As surely as the sun will rise tomorrow morning, so too will Catholics on social media re-litigate anew the debate over Mass in Latin vs. Mass in the vernacular. The latest iteration of this discourse concerns Catholic unity: does Mass in the native tongue foster greater unity (because more Catholics understand what the Mass is) or does Mass in Latin (because we all pray in one common tongue)?
Far be it from me to attempt to resolve this debate on objective theological grounds; that is beyond my pay grade. But if I must pick a side, I will go to bat for more Latin in the Ordinary Form. There was a time when I would have said the opposite, but one experience changed my mind completely.
Ten years ago, my family made a pilgrimage to Lourdes, France, and it was there that I first experienced the full universality of the Catholic Church. Thousands of visitors from every country in the world filled the grounds of the apparition site. Volunteers and employees wore name tags that included small flags—Great Britain, France, Italy, etc.—for pilgrims to easily identify who spoke their native tongue. The scheduled Masses at the grotto—the very spot where Our Lady appeared to St. Bernadette—were all said, one after another, in different languages. I thought, This is what a worldwide church looks like, sounds like, feels like.
One evening, we joined the nightly rosary procession. In a massive line of pilgrims walking across the grounds, we prayed a multi-lingual rosary—the leader would begin the prayer in his or her native tongue, and we would all finish in our own: “Je vous salue, Marie, pleine de grâce…Holy Mary, Mother of God…” Every decade, we’d switch to a new leader’s language, and every prayer during the rosary procession followed that format.
Except the Our Father.
Every decade started with all of us praying in unison: “Pater noster, qui es in caelis, sanctificetur nomen tuum.” Suddenly, we all spoke the same language, and we all knew what the words meant.
That intrigued me, but I didn’t recognize the full weight of what it meant until later, when we attended an international Mass.
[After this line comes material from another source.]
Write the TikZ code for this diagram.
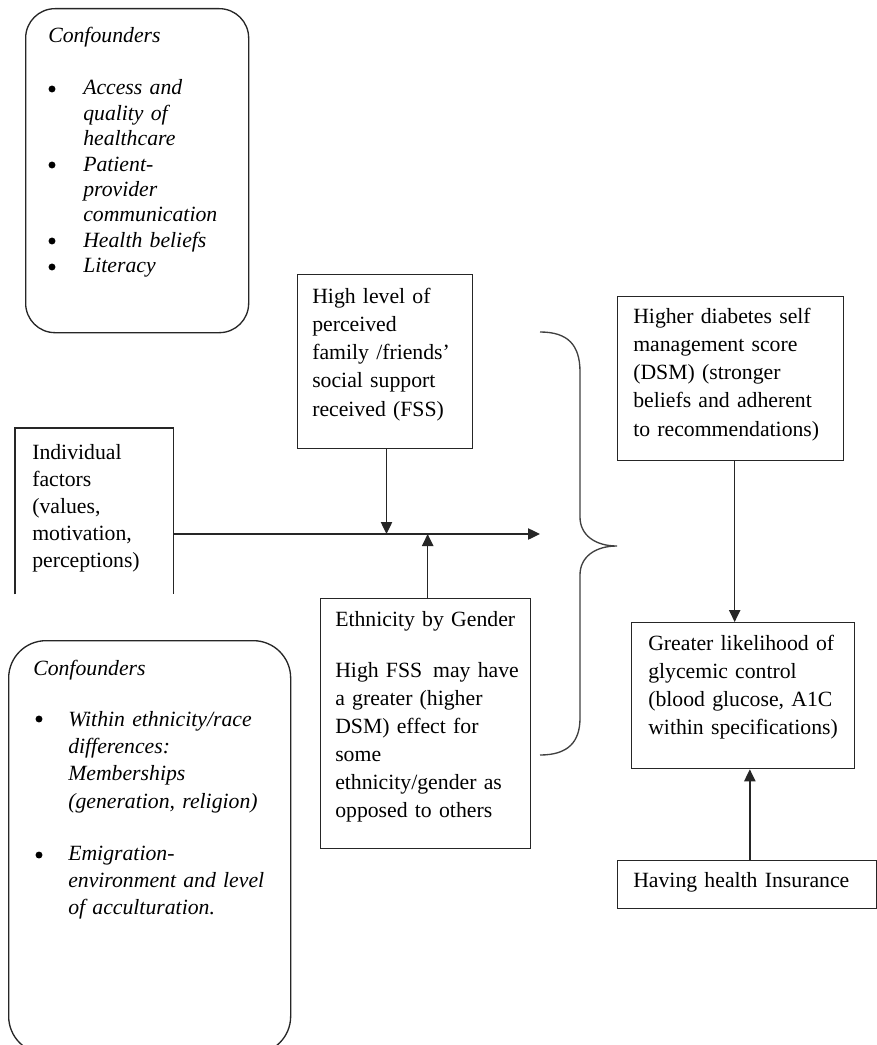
\documentclass[tikz,border=0pt]{standalone}
\usepackage{fontspec}
\setmainfont{Liberation Serif}
\usetikzlibrary{arrows.meta}
\begin{document}
\begin{tikzpicture}[x=0.75pt,y=-0.75pt,
  box/.style={draw=black!85, line width=1pt, inner sep=0pt, anchor=north west},
  rbox/.style={box, rounded corners=#1},
  txt/.style={anchor=base west, inner sep=0pt, align=left, text width=230pt,
    font=\fontsize{16.3}{21.2}\selectfont},
  itxt/.style={txt, font=\fontsize{16.3}{#1}\itshape\selectfont},
  bul/.style={circle, fill=black, inner sep=0pt, minimum size=5.2pt},
  arr/.style={draw=black!85, line width=1pt, -{Triangle[length=9pt,width=8.5pt]}},
  bracestyle/.style={draw=black!75, line width=1pt}]
\useasboundingbox (0,0) rectangle (877,1045);
\clip (0,0) rectangle (877,1045);

% boxes
\node[rbox=22pt, minimum width=167.25pt, minimum height=243pt] (conf1) at (25,8) {};
\node[rbox=28pt, minimum width=211.5pt, minimum height=309.75pt] (conf2) at (8,640) {};
\node[box, minimum width=131.25pt, minimum height=130.5pt] (fss) at (297,274) {};
\node[box, minimum width=169.5pt, minimum height=123pt] (dsm) at (617,296) {};
\node[box, minimum width=157.5pt, minimum height=187.5pt] (eth) at (320,598) {};
\node[box, minimum width=167.25pt, minimum height=109.5pt] (glyc) at (631,622) {};
\node[box, minimum width=194.25pt, minimum height=36pt] (ins) at (617,860) {};
\node[box, draw=none, minimum width=117.75pt, minimum height=123.75pt] (indiv) at (15,428) {};
\draw[draw=black!85, line width=1pt] (indiv.south west) -- (indiv.north west) -- (indiv.north east) -- (indiv.south east);

% texts
\node[itxt=19pt] (c1title) at (48,43) {Confounders};
\node[itxt=19.05pt] (c1items) at (83,95) {Access and\\quality of\\healthcare\\Patient-\\provider\\communication\\Health beliefs\\Literacy};
\node[bul] (b1) at (52,89) {};
\node[bul] (b2) at (52,165) {};
\node[bul] (b3) at (52,241) {};
\node[bul] (b4) at (52,267) {};

\node[itxt=20.5pt] (c2title) at (33,675) {Confounders};
\node[itxt=20.5pt] (c2itemA) at (68,726) {Within ethnicity/race\\differences:\\Memberships\\(generation, religion)};
\node[itxt=20.5pt] (c2itemB) at (68,860) {Emigration-\\environment and level\\of acculturation.};
\node[bul] (b5) at (39,719) {};
\node[bul] (b6) at (39,855) {};

\node[txt, font=\fontsize{16.3}{20.25}\selectfont] (indivtext) at (32,459) {Individual\\factors\\(values,\\motivation,\\perceptions)};
\node[txt] (fsstext) at (312,303) {High level of\\perceived\\family /friends’\\social support\\received (FSS)};
\node[txt] (dsmtext) at (633,323) {Higher diabetes self\\management score\\(DSM) (stronger\\beliefs and adherent\\to recommendations)};
\node[txt] (ethtitle) at (335,626) {Ethnicity by Gender};
\node[txt, font=\fontsize{16.3}{21}\selectfont] (ethtext) at (335,677) {High FSS\, may have\\a greater (higher\\DSM) effect for\\some\\ethnicity/gender as\\opposed to others};
\node[txt] (glyctext) at (648,650) {Greater likelihood of\\glycemic control\\(blood glucose, A1C\\within specifications)};
\node[txt] (instext) at (633,887) {Having health Insurance};

% connectors
\coordinate (hend) at (540,534);
\draw[arr] (indiv.east |- hend) -- (hend);
\draw[arr] ([xshift=1pt]fss.south) -- ([xshift=1pt]fss.south |- hend);
\draw[arr] ([xshift=1.5pt]eth.north) -- ([xshift=1.5pt]eth.north |- hend);
\draw[arr] ([xshift=3pt]dsm.south) -- ([xshift=3pt]dsm.south |- glyc.north);
\draw[arr] ([xshift=2pt]ins.north) -- ([xshift=2pt]ins.north |- glyc.south);

% brace
\coordinate (bracetip) at (617,546);
\draw[bracestyle] (540,332) .. controls (568,332) and (580,345) .. (580,372) -- (580,517)
  .. controls (580,535) and (595,546) .. (bracetip)
  .. controls (595,546) and (580,557) .. (580,575) -- (580,718)
  .. controls (580,742) and (568,755) .. (540,755);
\end{tikzpicture}
\end{document}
There, we made do with similar half-measures to overcome language barriers in the congregation. But then the sign of peace arrived, and I was in a real pickle. How might I “offer the sign of Christ’s peace” to my foreign pew-neighbors?
Almost without thinking, I turned to them and said “Pax Christi.” And something clicked inside my brain.
A universal language lets every member talk to one another. It sounds so obvious, but it took a real, on-the-ground experience to make me see it! No, neither of us was fluent in Latin, but I’m not saying it needs to be a true conversational lingua franca; it’s about opening up these small windows of unity. Every practicing Catholic knows the Lord’s Prayer and the order of the Mass, but when we are also familiar with them in Latin, we can truly say them as one and to one another.
We are indeed a universal Church, and we need not always and everywhere speak the same language for that to be thoroughly, gloriously true. The barrier of language is not an oppressive wall. But a universal language allows us, even for a moment, to reach through that barrier and touch. Why not extend that moment of contact to our full hour of worship—that grand hour when heaven reaches down and touches Earth?